*Figure scripts*:
______

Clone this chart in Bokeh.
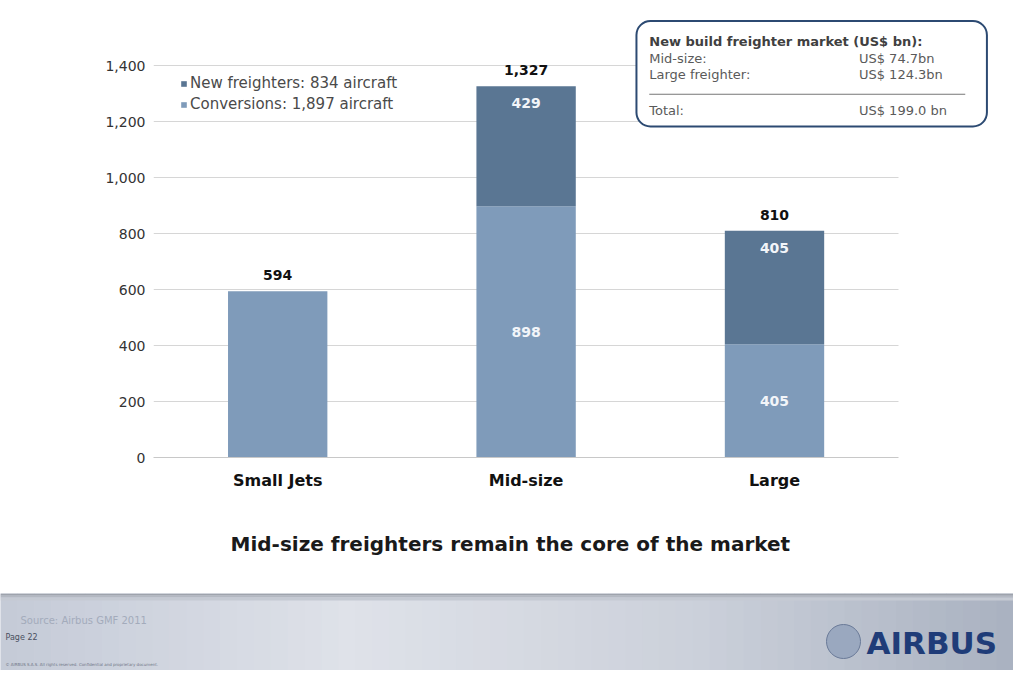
from bokeh.plotting import figure
from bokeh.models import (ColumnDataSource, Range1d, FixedTicker, NumeralTickFormatter, Title,
                          Legend, LegendItem, LabelSet, Label, BoxAnnotation, Arrow)
from bokeh.core.properties import value
from bokeh.layouts import column
from bokeh.embed import file_html
from bokeh.resources import INLINE

# ---------------- data ----------------
categories = ["Small Jets", "Mid-size", "Large"]
conversions = [594, 898, 405]
new_freighters = [0, 429, 405]
y_ticks = [0, 200, 400, 600, 800, 1000, 1200, 1400]
market_segments = ["Mid-size:", "Large freighter:"]
market_values = [74.7, 124.3]
chart_title = "Mid-size freighters remain the core of the market"
box_title = "New build freighter market (US$ bn):"
source_note = "Source: Airbus GMF 2011"
page_note = "Page 22"
copyright_note = "© AIRBUS S.A.S. All rights reserved. Confidential and proprietary document."

FNAME = "DejaVu Sans"
FONT = value(FNAME)
C_CONV = "#7f9bba"
C_NEW = "#5a7693"
TXT = "#333333"

# ---------------- layout geometry (figure pixels) ----------------
W, H_MAIN, H_FOOT = 1013, 593, 77
SX, SY = 1013 / 1029, 670 / 686          # reference px -> figure px
FL, FR, FT, FB = 153, 995, 0, 457         # frame edges in figure px
UX = 248.4                                # px per category slot
YTOP = 1633.0
UY = (FB - FT) / YTOP                     # px per aircraft


def ux(rx):
    return (rx * SX - FL) / UX


def uy(ry):
    return (FB - ry * SY) / UY


totals = [c + n for c, n in zip(conversions, new_freighters)]
xpos = [i + 0.5 for i in range(len(categories))]

src = ColumnDataSource(dict(x=xpos, conv=conversions, new=new_freighters,
                            total=totals, total_txt=[f"{t:,}" for t in totals]))

p = figure(x_range=Range1d(0, (FR - FL) / UX), y_range=Range1d(0, YTOP),
           width=W, height=H_MAIN, output_backend="svg", toolbar_location=None,
           min_border_left=FL, min_border_right=W - FR, min_border_top=FT,
           min_border_bottom=H_MAIN - FB)
p.outline_line_color = None
p.background_fill_color = "white"
p.border_fill_color = "white"
p.frame_align = False

rs = p.vbar_stack(["conv", "new"], x="x", width=0.4, source=src,
                  color=[C_CONV, C_NEW], line_color=None)

# y axis
p.yaxis.ticker = FixedTicker(ticks=y_ticks)
p.yaxis.formatter = NumeralTickFormatter(format="0,0")
p.yaxis.axis_line_color = None
p.yaxis.major_tick_line_color = None
p.yaxis.major_tick_out = 0
p.yaxis.minor_tick_line_color = None
p.yaxis.major_label_text_font = FNAME
p.yaxis.major_label_text_font_size = "14px"
p.yaxis.major_label_text_color = TXT
p.yaxis.major_label_standoff = 8

# x axis
p.xaxis.ticker = FixedTicker(ticks=xpos)
p.xaxis.major_label_overrides = {x: c for x, c in zip(xpos, categories)}
p.xaxis.bounds = (0, len(categories))
p.xaxis.axis_line_color = "#c8c8c8"
p.xaxis.major_tick_line_color = None
p.xaxis.major_tick_out = 0
p.xaxis.minor_tick_line_color = None
p.xaxis.major_label_text_font = FNAME
p.xaxis.major_label_text_font_size = "16px"
p.xaxis.major_label_text_font_style = "bold"
p.xaxis.major_label_text_color = "#111111"
p.xaxis.major_label_standoff = 13

# chart title below the chart
p.add_layout(Title(text=chart_title, align="left", offset=230 - FL, standoff=75,
                   text_font=FNAME, text_font_size="20px", text_font_style="bold",
                   text_color="#1a1a1a"), "below")

p.xgrid.grid_line_color = None
p.ygrid.grid_line_color = "#d6d6d6"
p.ygrid.cross_bounds = (0, len(categories))

# legend
legend = Legend(items=[
    LegendItem(label=f"New freighters: {sum(new_freighters):,} aircraft", renderers=[rs[1]]),
    LegendItem(label=f"Conversions: {sum(conversions):,} aircraft", renderers=[rs[0]]),
], location=(27, 343), border_line_color=None, background_fill_alpha=0,
    glyph_width=7, glyph_height=7, label_height=20, label_standoff=3, spacing=1, padding=0,
    label_text_font=FNAME, label_text_font_size="15px", label_text_color="#4a4a4a")
p.add_layout(legend)

# total labels
p.add_layout(LabelSet(x="x", y="total", text="total_txt", source=src, y_offset=16,
                      text_align="center", text_baseline="middle", text_font=FONT,
                      text_font_size="14px", text_font_style="bold", text_color="#111111"))

# inner labels
inner = [i for i, n in enumerate(new_freighters) if n > 0]
src_in = ColumnDataSource(dict(x=[xpos[i] for i in inner],
                               conv_mid=[conversions[i] / 2 for i in inner],
                               conv_txt=[f"{conversions[i]:,}" for i in inner],
                               total=[totals[i] for i in inner],
                               new_txt=[f"{new_freighters[i]:,}" for i in inner]))
p.add_layout(LabelSet(x="x", y="conv_mid", text="conv_txt", source=src_in,
                      text_align="center", text_baseline="middle", text_font=FONT,
                      text_font_size="14px", text_font_style="bold", text_color="#f2f5f9"))
p.add_layout(LabelSet(x="x", y="total", text="new_txt", source=src_in, y_offset=-17,
                      text_align="center", text_baseline="middle", text_font=FONT,
                      text_font_size="14px", text_font_style="bold", text_color="#f2f5f9"))

# market box (top right)
p.add_layout(BoxAnnotation(left=ux(646), right=ux(1002), bottom=uy(129), top=uy(21),
                           fill_color="white", fill_alpha=1, line_color="#2c4a72",
                           line_alpha=1, line_width=2, border_radius=14, level="overlay"))
p.add_layout(Label(x=ux(659), y=uy(42), text=box_title, text_baseline="middle",
                   text_font=FNAME, text_font_size="13px", text_font_style="bold",
                   text_color="#404040", level="overlay"))
row_y = [uy(59), uy(76)]
mk_src = ColumnDataSource(dict(x0=[ux(659)] * len(market_segments),
                               x1=[ux(872)] * len(market_segments),
                               y=row_y[:len(market_segments)], seg=market_segments,
                               val=[f"US$ {v:.1f}bn" for v in market_values]))
p.add_layout(LabelSet(x="x0", y="y", text="seg", source=mk_src, text_baseline="middle",
                      text_font=FONT, text_font_size="13px", text_color="#5a5a5a", level="overlay"))
p.add_layout(LabelSet(x="x1", y="y", text="val", source=mk_src, text_baseline="middle",
                      text_font=FONT, text_font_size="13px", text_color="#5a5a5a", level="overlay"))
p.add_layout(Arrow(end=None, x_start=ux(659), x_end=ux(980), y_start=uy(96), y_end=uy(96),
                   line_color="#777777", line_width=1, level="overlay"))
p.add_layout(Label(x=ux(659), y=uy(113), text="Total:", text_baseline="middle",
                   text_font=FNAME, text_font_size="13px", text_color="#5a5a5a", level="overlay"))
p.add_layout(Label(x=ux(872), y=uy(113), text=f"US$ {sum(market_values):.1f} bn",
                   text_baseline="middle", text_font=FNAME, text_font_size="13px",
                   text_color="#5a5a5a", level="overlay"))

# ---------------- footer ----------------
f = figure(width=W, height=H_FOOT, x_range=Range1d(0, W), y_range=Range1d(H_FOOT, 0),
           output_backend="svg", toolbar_location=None, x_axis_type=None, y_axis_type=None,
           min_border=0, outline_line_color=None)
f.frame_align = False
f.background_fill_color = "#d3d8e2"
f.border_fill_color = "#d3d8e2"


def _mix(c1, c2, t):
    a = [int(c1[i:i + 2], 16) for i in (1, 3, 5)]
    b = [int(c2[i:i + 2], 16) for i in (1, 3, 5)]
    return "#" + "".join(f"{round(x + (y - x) * t):02x}" for x, y in zip(a, b))


stops = [(0, "#c4cad7"), (350, "#dfe2e9"), (700, "#cbd0da"), (W, "#a9b1c0")]
n_strip = 60
lefts, rights, cols = [], [], []
for k in range(n_strip):
    x0 = W * k / n_strip
    xc = x0 + W / n_strip / 2
    for (a, ca), (b, cb) in zip(stops[:-1], stops[1:]):
        if a <= xc <= b:
            cols.append(_mix(ca, cb, (xc - a) / (b - a)))
            break
    lefts.append(x0)
    rights.append(W * (k + 1) / n_strip + 0.5)
f.quad(left=lefts, right=rights, top=[0] * n_strip, bottom=[H_FOOT] * n_strip, color=cols,
       line_color=None)
f.quad(left=[0, 0, 0], right=[W, W, W], top=[0, 2, 4], bottom=[2, 4, 7],
       color=["#9ea3ac", "#b3b8c1", "#c5cad3"], line_color=None)

f.text(x=[20], y=[27], text=[source_note], text_font=FONT, text_font_size="10px",
       text_color="#a3abbb", text_baseline="middle")
f.text(x=[5], y=[44], text=[page_note], text_font=FONT, text_font_size="8px",
       text_color="#4a5060", text_baseline="middle")
f.text(x=[5], y=[71], text=[copyright_note], text_font=FONT, text_font_size="4px",
       text_color="#6f7585", text_baseline="middle")
f.scatter(x=[843], y=[48], size=34, fill_color="#9aa8bf", line_color="#6a7a98", line_width=1)
f.text(x=[866], y=[49], text=["AIRBUS"], text_font=FONT, text_font_size="31px",
       text_font_style="bold", text_color="#1f3c78", text_baseline="middle")

layout = column(p, f, spacing=0)
open("out.html", "w").write(file_html(layout, INLINE))
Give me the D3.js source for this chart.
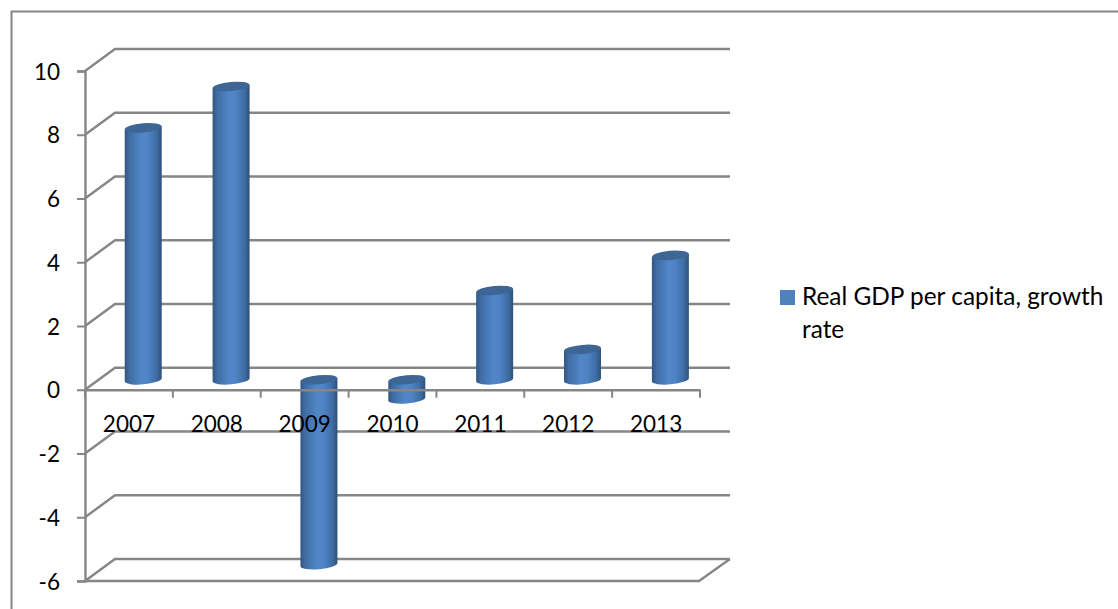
<!DOCTYPE html>
<html><head><meta charset="utf-8">
<script src="https://cdnjs.cloudflare.com/ajax/libs/d3/7.8.5/d3.min.js"></script>
<style>html,body{margin:0;background:#fff}svg{display:block}text{font-family:Lato,"Open Sans",sans-serif;fill:#000}</style>
</head><body><svg id="c" width="1118" height="609"></svg>
<script>
const years = ["2007","2008","2009","2010","2011","2012","2013"];
const growth = [7.9, 9.2, -5.8, -0.6, 2.8, 0.95, 3.9];
const yTicks = [10,8,6,4,2,0,-2,-4,-6];
const legendLines = ["Real GDP per capita, growth","rate"];

const svg = d3.select("#c");
const W = 1118, H = 609;
const y = d3.scaleLinear().domain([-6,10]).range([581,71]);
const x = d3.scaleBand().domain(years).range([85,700]);
const depth = {dx:30, dy:-22};
const mid = {dx:14.3, dy:-10};
const barW = 37, rx = 18.5, ry = 4.6, tilt = -5;
const grey = "#868686";

const defs = svg.append("defs");
const g = defs.append("linearGradient").attr("id","cyl");
[[0,"#32567f"],[0.12,"#3f6ca3"],[0.45,"#5186c8"],[0.62,"#4f83c4"],[0.85,"#3f6ea6"],[1,"#2f5279"]]
  .forEach(s=>g.append("stop").attr("offset",s[0]).attr("stop-color",s[1]));

// outer frame
svg.append("rect").attr("x",11.5).attr("y",11.5).attr("width",W+20).attr("height",H+20)
  .attr("fill","none").attr("stroke",grey).attr("stroke-width",2);

// back wall gridlines and side diagonals
const grid = svg.append("g").attr("stroke",grey).attr("stroke-width",2.4).attr("fill","none");
yTicks.forEach(t=>{
  const yy = y(t);
  grid.append("path").attr("d",d3.line()([[85,yy],[85+depth.dx,yy+depth.dy],[730,yy+depth.dy]]));
});
// floor
grid.append("path").attr("d",d3.line()([[85,y(-6)],[699,y(-6)],[730,y(-6)+depth.dy]]));

// cylinders
const bars = svg.append("g");
years.forEach((yr,i)=>{
  const v = growth[i];
  const cx = x(yr)+x.bandwidth()/2+mid.dx;
  const y0 = y(0)+mid.dy, y1 = y(v)+mid.dy;
  const topY = Math.min(y0,y1), botY = Math.max(y0,y1);
  const sl = Math.sin(tilt*Math.PI/180)*rx; // edge offset due to tilt
  const b = bars.append("g");
  b.append("path")
    .attr("d",`M${cx-barW/2},${topY-sl} L${cx+barW/2},${topY+sl} L${cx+barW/2},${botY+sl} A${rx},${ry} ${tilt} 0 1 ${cx-barW/2},${botY-sl} Z`)
    .attr("fill","url(#cyl)");
  b.append("ellipse").attr("cx",cx).attr("cy",topY).attr("rx",rx).attr("ry",ry)
    .attr("transform",`rotate(${tilt} ${cx} ${topY})`).attr("fill","#3d6694");
});

// value axis
const yAxis = d3.axisLeft(y).tickValues(yTicks).tickSize(8).tickPadding(17).tickFormat(d=>String(d));
const ya = svg.append("g").attr("transform","translate(85,0)").call(yAxis);
ya.select(".domain").attr("stroke",grey).attr("stroke-width",2.4);
ya.selectAll("line").attr("stroke",grey).attr("stroke-width",2);
ya.selectAll("text").attr("font-size",22.5).attr("font-family","Lato").attr("fill","#000").attr("dy","0.36em");

// category axis at zero
const xAxis = d3.axisBottom(x).tickSize(0).tickPadding(0);
const xa = svg.append("g").attr("transform",`translate(0,${y(0)})`).call(xAxis);
xa.select(".domain").attr("stroke",grey).attr("stroke-width",2.4);
xa.selectAll("text").attr("font-size",22.5).attr("font-family","Lato").attr("fill","#000").attr("y",42).attr("dy",0);
const step = x.step();
svg.append("g").selectAll("line").data(d3.range(years.length+1)).join("line")
  .attr("x1",i=>85+i*step).attr("x2",i=>85+i*step)
  .attr("y1",y(0)).attr("y2",y(0)+8).attr("stroke",grey).attr("stroke-width",2);

// legend
svg.append("rect").attr("x",780).attr("y",290).attr("width",15).attr("height",15).attr("fill","#4f81bd");
legendLines.forEach((l,i)=>svg.append("text").attr("x",802).attr("y",305+i*33).attr("font-size",24.4).text(l));
</script></body></html>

______

*YOUR INSTRUCTIONS*: Starting at the first line of the material, output exactly the lines up to and including the one with "from bokeh.resources import INLINE". Do not include the pictures.

*RESULT BELOW*:
Clone this chart in Bokeh.
from bokeh.plotting import figure
from bokeh.models import (ColumnDataSource, Range1d, FixedTicker, NumeralTickFormatter, Title,
                          Legend, LegendItem, LabelSet, Label, BoxAnnotation, Arrow)
from bokeh.core.properties import value
from bokeh.layouts import column
from bokeh.embed import file_html
from bokeh.resources import INLINE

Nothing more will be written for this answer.